$Y$ be real NLS ; if there is a Banach space $X$ such that there is a continuous linear open mapping from $X$ to $Y$ then is $Y$ a Banach space?

Question

Let $Y$ be a real normed linear space ; if there exist a Banach space $X$ such that there exist a continuous linear open mapping from $X$ to $Y$ then is $Y$ a Banach space ?

Answer 1

Let $f: X \to Y$ be continuous, open linear map.

From openness follows surjectivity: let $y \in Y$, consider $B_1(0)_X \subset X$, then $f(B_1(0)_X)$ is open, thus contains some $B_\epsilon(0)_Y$. Then $\epsilon \frac{y}{2\|y\|} \in f(B_1(0)_X)$ and $y \in f(X)$.

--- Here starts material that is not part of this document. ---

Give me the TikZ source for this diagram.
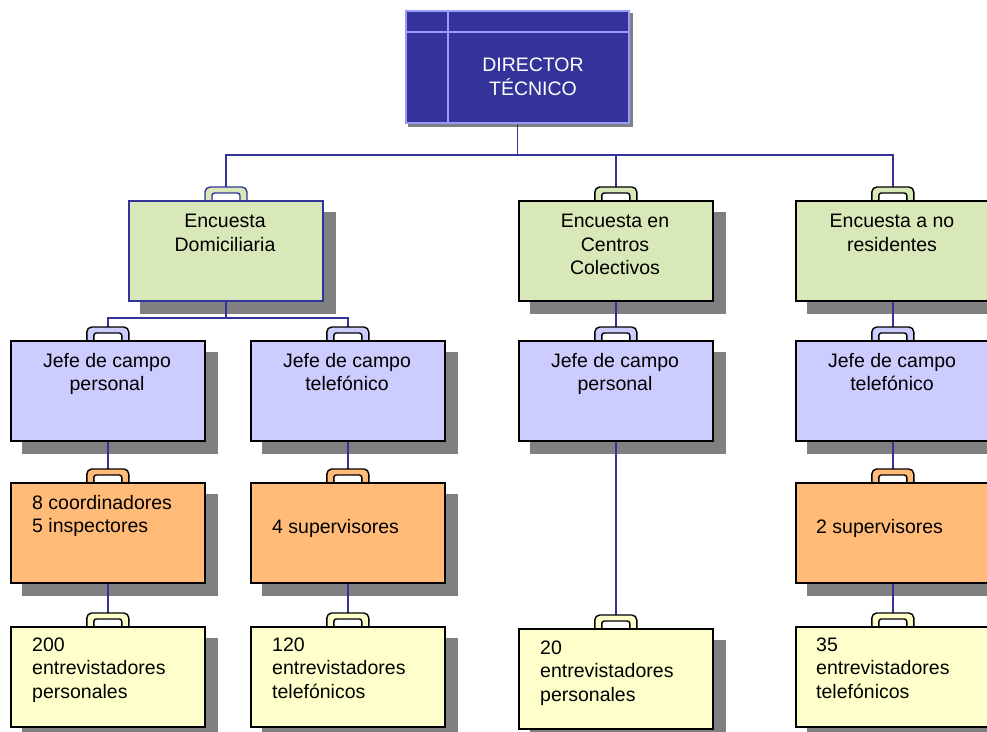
\documentclass[tikz,border=0pt]{standalone}
\usepackage{fontspec}
\setmainfont{Liberation Sans}
\usetikzlibrary{calc}
\definecolor{navy}{HTML}{333399}
\definecolor{dirborder}{HTML}{9999FF}
\definecolor{lvgreen}{HTML}{D9E8B8}
\definecolor{lav}{HTML}{CCCCFF}
\definecolor{org}{HTML}{FFBB77}
\definecolor{ylw}{HTML}{FFFFCC}
\definecolor{shd}{HTML}{808080}
\pgfdeclarelayer{shadowlayer}
\pgfdeclarelayer{linelayer}
\pgfsetlayers{shadowlayer,linelayer,main}
\begin{document}
\begin{tikzpicture}[x=1pt,y=-1pt,
  box/.style={draw=black, line width=1.6pt, minimum width=194pt, minimum height=100pt, inner sep=0pt, anchor=north west},
  gbox/.style={box, fill=lvgreen},
  lbox/.style={box, fill=lav},
  obox/.style={box, fill=org},
  ybox/.style={box, fill=ylw},
  txt/.style={font=\fontsize{19.5}{23.5}\selectfont, inner sep=0pt, align=center},
  ltxt/.style={txt, align=left, anchor=west},
  conn/.style={draw=navy, line width=1.4pt},
  pics/handle/.style 2 args={code={
    \filldraw[fill=#1, draw=#2, line width=1.4pt, rounded corners=5pt]
      (-21,6) -- (-21,-13) -- (21,-13) -- (21,6) -- cycle;
    \filldraw[fill=white, draw=#2, line width=1.4pt, rounded corners=2.5pt]
      (-14,6) -- (-14,-7) -- (14,-7) -- (14,6) -- cycle;
  }}
]
\useasboundingbox (0,0) rectangle (987,731);
\clip (0,0) rectangle (987,731);

% Director
\node[draw=dirborder, fill=navy, line width=2pt, minimum width=223pt, minimum height=112pt, inner sep=0pt, anchor=north west] (dir) at (405,10) {};
\draw[dirborder, line width=2pt] ([xshift=43pt]dir.north west) -- ([xshift=43pt]dir.south west);
\draw[dirborder, line width=2pt] ([yshift=-22pt]dir.north west) -- ([yshift=-22pt]dir.north east);
\node[txt, text=white] (tdir) at (533,76.75) {DIRECTOR\\TÉCNICO};

% Level 1
\node[gbox, draw=navy, line width=2pt] (dom) at (128,200) {};
\node[gbox] (cen) at (518,200) {};
\node[gbox] (nor) at (795,200) {};
\node[txt] (tdom) at (225,232.75) {Encuesta\\Domiciliaria};
\node[txt] (tcen) at (615,244.5) {Encuesta en\\Centros\\Colectivos};
\node[txt] (tnor) at (892,232.75) {Encuesta a no\\residentes};

% Level 2
\node[lbox] (j1) at (10,340) {};
\node[lbox] (j2) at (250,340) {};
\node[lbox] (j3) at (518,340) {};
\node[lbox] (j4) at (795,340) {};
\node[txt] (tj1) at (107,374) {Jefe de campo\\personal};
\node[txt] (tj2) at (347,372) {Jefe de campo\\telefónico};
\node[txt] (tj3) at (615,374) {Jefe de campo\\personal};
\node[txt] (tj4) at (892,372) {Jefe de campo\\telefónico};

% Level 3
\node[obox] (o1) at (10,482) {};
\node[obox] (o2) at (250,482) {};
\node[obox] (o4) at (795,482) {};
\node[ltxt] (to1) at (32,516) {8 coordinadores\\5 inspectores};
\node[ltxt] (to2) at (272,528) {4 supervisores};
\node[ltxt] (to4) at (816,528) {2 supervisores};

% Level 4
\node[ybox] (y1) at (10,626) {};
\node[ybox] (y2) at (250,626) {};
\node[ybox] (y3) at (518,628) {};
\node[ybox] (y4) at (795,626) {};
\node[ltxt] (ty1) at (32,670) {200\\entrevistadores\\personales};
\node[ltxt] (ty2) at (272,668) {120\\entrevistadores\\telefónicos};
\node[ltxt] (ty3) at (540,673) {20\\entrevistadores\\personales};
\node[ltxt] (ty4) at (816,668) {35\\entrevistadores\\telefónicos};

% handle tops
\foreach \b in {dom,cen,nor,j1,j2,j3,j4,o1,o2,o4,y1,y2,y3,y4}
  \coordinate (h\b) at ([yshift=13pt]\b.north);

\begin{pgfonlayer}{shadowlayer}
  \fill[shd] ([shift={(3pt,-3pt)}]dir.north west) rectangle ([shift={(3pt,-3pt)}]dir.south east);
  \foreach \b in {dom,cen,nor,j1,j2,j3,j4,o1,o2,o4,y1,y2,y3,y4}
    \fill[shd] ([shift={(12pt,-12pt)}]\b.north west) rectangle ([shift={(12pt,-12pt)}]\b.south east);
\end{pgfonlayer}

\begin{pgfonlayer}{linelayer}
  \coordinate (bus) at ($(dir.south)+(0,31)$);
  \draw[conn] (dir.south) -- (bus);
  \draw[conn] (hdom) |- (bus) -| (hnor);
  \draw[conn] (bus) -| (hcen);
  \coordinate (bus2) at ($(dom.south)+(0,16)$);
  \draw[conn] (dom.south) -- (bus2);
  \draw[conn] (hj1) |- (bus2) -| (hj2);
  \draw[conn] (cen.south) -- (hj3);
  \draw[conn] (nor.south) -- (hj4);
  \draw[conn] (j1.south) -- (ho1);
  \draw[conn] (j2.south) -- (ho2);
  \draw[conn] (j3.south) -- (hy3);
  \draw[conn] (j4.south) -- (ho4);
  \draw[conn] (o1.south) -- (hy1);
  \draw[conn] (o2.south) -- (hy2);
  \draw[conn] (o4.south) -- (hy4);
  \pic at (dom.north) {handle={lvgreen}{navy}};
  \pic at (cen.north) {handle={lvgreen}{black}};
  \pic at (nor.north) {handle={lvgreen}{black}};
  \foreach \b in {j1,j2,j3,j4} \pic at (\b.north) {handle={lav}{black}};
  \foreach \b in {o1,o2,o4} \pic at (\b.north) {handle={org}{black}};
  \foreach \b in {y1,y2,y3,y4} \pic at (\b.north) {handle={ylw}{black}};
\end{pgfonlayer}
\end{tikzpicture}
\end{document}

Since $f$ is continuous the kernel is closed, since $X$ is Banach then $\tilde X :=X/\ker (f)$ is again a Banach space. The map $\tilde f : \tilde X \to Y$ is then a continuous, open linear bijection. The inverse map $\tilde{f}^{\,-1}$ is then also a continuous linear map. For each $y \in Y$ you have

$$\frac{\|\tilde f^{\,-1}(y)\|_X}{\|\tilde f^{\,-1}\|_\infty}≤\|y\|_Y=\left\|(\tilde f \circ \tilde f^{\,-1})(y)\right\|_Y≤\|\tilde f\|_\infty \|\tilde f^{\,-1}(y)\|$$

So the notions of convergence in $Y$ and $\tilde X$ are the same. This makes $Y$ complete since $\tilde X$ is complete.